Set exercise:
Repeat the listing below word for word, stopping after the line that contains "const pct = v => Math.round(v * 100) + '%';".

Excerpted records:
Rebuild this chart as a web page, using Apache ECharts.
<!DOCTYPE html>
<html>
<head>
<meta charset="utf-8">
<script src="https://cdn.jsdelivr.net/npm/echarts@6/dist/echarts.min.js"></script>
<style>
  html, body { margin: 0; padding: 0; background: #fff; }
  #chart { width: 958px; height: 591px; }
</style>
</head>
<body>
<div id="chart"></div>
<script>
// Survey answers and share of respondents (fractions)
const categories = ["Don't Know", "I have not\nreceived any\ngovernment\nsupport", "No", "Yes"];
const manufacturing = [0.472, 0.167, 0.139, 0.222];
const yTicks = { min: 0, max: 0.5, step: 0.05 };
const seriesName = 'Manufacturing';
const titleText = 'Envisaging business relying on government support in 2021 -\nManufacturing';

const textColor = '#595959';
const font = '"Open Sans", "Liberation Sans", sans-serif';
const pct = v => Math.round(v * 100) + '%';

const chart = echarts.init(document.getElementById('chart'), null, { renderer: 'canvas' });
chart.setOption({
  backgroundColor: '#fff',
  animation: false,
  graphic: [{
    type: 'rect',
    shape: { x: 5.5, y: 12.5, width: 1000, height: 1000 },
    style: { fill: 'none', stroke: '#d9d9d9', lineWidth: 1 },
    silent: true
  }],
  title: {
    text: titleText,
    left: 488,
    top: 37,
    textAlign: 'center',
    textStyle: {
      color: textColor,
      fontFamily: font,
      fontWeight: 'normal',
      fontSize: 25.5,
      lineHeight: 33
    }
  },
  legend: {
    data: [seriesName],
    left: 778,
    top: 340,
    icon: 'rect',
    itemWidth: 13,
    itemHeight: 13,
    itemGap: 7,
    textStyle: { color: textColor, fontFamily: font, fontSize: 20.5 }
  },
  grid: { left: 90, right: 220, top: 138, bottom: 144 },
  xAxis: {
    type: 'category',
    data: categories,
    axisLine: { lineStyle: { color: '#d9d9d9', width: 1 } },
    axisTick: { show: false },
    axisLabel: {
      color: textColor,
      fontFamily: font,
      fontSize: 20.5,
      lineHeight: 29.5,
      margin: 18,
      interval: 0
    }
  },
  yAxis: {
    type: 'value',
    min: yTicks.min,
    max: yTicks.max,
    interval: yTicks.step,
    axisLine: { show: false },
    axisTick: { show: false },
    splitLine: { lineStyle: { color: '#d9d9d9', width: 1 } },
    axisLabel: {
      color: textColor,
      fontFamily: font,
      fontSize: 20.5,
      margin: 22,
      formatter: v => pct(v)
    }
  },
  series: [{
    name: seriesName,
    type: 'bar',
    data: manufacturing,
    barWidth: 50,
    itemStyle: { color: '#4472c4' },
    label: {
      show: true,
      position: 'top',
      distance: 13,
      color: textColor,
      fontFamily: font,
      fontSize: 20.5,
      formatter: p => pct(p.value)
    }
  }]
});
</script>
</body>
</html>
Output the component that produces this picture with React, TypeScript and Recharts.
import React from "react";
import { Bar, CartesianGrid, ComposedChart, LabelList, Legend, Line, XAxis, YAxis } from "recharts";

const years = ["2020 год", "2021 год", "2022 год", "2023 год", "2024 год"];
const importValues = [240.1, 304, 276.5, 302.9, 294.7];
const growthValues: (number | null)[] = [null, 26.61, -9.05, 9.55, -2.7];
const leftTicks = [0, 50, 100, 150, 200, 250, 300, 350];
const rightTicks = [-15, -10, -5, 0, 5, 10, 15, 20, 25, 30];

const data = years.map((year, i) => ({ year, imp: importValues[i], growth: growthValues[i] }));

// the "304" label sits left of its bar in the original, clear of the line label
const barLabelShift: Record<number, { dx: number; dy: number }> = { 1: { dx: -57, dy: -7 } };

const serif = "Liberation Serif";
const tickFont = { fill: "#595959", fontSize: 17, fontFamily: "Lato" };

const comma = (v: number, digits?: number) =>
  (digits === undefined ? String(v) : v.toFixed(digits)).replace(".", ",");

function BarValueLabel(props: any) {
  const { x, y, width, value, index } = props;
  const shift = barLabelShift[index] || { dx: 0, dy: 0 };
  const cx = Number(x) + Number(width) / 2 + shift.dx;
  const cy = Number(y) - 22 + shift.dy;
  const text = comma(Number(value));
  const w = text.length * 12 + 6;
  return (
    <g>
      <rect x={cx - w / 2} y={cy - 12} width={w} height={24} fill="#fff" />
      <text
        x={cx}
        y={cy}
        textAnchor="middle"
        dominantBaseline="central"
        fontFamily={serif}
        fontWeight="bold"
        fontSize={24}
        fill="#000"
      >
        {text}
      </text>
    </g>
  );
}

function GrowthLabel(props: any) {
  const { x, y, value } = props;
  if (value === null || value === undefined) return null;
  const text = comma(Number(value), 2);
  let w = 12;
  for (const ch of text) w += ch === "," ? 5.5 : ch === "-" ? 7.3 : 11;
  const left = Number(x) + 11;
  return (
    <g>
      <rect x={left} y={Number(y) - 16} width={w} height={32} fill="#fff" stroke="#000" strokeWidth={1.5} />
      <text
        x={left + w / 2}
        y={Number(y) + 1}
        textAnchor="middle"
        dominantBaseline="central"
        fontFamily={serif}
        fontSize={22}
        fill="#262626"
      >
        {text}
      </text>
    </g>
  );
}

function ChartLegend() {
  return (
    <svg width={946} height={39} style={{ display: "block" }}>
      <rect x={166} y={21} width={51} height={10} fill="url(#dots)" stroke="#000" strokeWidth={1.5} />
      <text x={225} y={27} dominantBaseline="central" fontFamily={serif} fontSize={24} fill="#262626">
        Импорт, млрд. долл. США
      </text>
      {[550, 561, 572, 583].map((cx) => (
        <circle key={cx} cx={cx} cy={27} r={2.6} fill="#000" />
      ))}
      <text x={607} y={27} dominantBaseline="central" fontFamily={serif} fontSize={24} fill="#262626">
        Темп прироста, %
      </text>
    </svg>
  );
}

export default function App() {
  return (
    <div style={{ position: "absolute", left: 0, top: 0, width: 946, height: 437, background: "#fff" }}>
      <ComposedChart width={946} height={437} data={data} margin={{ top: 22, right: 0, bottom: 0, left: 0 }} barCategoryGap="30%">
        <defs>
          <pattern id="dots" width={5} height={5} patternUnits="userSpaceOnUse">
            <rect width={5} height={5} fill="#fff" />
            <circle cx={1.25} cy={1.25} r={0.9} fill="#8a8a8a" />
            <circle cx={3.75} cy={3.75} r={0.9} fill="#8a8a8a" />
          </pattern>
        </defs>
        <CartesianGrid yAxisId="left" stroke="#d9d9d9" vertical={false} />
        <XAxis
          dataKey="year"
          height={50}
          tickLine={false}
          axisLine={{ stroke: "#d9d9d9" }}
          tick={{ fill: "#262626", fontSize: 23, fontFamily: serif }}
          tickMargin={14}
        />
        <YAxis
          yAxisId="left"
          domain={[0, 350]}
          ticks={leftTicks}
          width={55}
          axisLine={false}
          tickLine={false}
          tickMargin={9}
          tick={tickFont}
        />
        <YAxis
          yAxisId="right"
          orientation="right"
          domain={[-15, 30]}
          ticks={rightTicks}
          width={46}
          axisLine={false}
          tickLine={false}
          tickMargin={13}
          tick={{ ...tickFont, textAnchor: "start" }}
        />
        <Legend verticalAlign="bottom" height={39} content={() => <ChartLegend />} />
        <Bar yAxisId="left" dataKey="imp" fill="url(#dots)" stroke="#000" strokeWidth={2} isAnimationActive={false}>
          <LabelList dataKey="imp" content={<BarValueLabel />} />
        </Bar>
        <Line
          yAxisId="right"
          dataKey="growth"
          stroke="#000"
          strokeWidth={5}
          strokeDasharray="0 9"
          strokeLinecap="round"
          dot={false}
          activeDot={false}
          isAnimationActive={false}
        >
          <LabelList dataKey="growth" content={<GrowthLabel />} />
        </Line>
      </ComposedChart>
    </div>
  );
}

Task response:
Rebuild this chart as a web page, using Apache ECharts.
<!DOCTYPE html>
<html>
<head>
<meta charset="utf-8">
<script src="https://cdn.jsdelivr.net/npm/echarts@6/dist/echarts.min.js"></script>
<style>
  html, body { margin: 0; padding: 0; background: #fff; }
  #chart { width: 958px; height: 591px; }
</style>
</head>
<body>
<div id="chart"></div>
<script>
// Survey answers and share of respondents (fractions)
const categories = ["Don't Know", "I have not\nreceived any\ngovernment\nsupport", "No", "Yes"];
const manufacturing = [0.472, 0.167, 0.139, 0.222];
const yTicks = { min: 0, max: 0.5, step: 0.05 };
const seriesName = 'Manufacturing';
const titleText = 'Envisaging business relying on government support in 2021 -\nManufacturing';

const textColor = '#595959';
const font = '"Open Sans", "Liberation Sans", sans-serif';
const pct = v => Math.round(v * 100) + '%';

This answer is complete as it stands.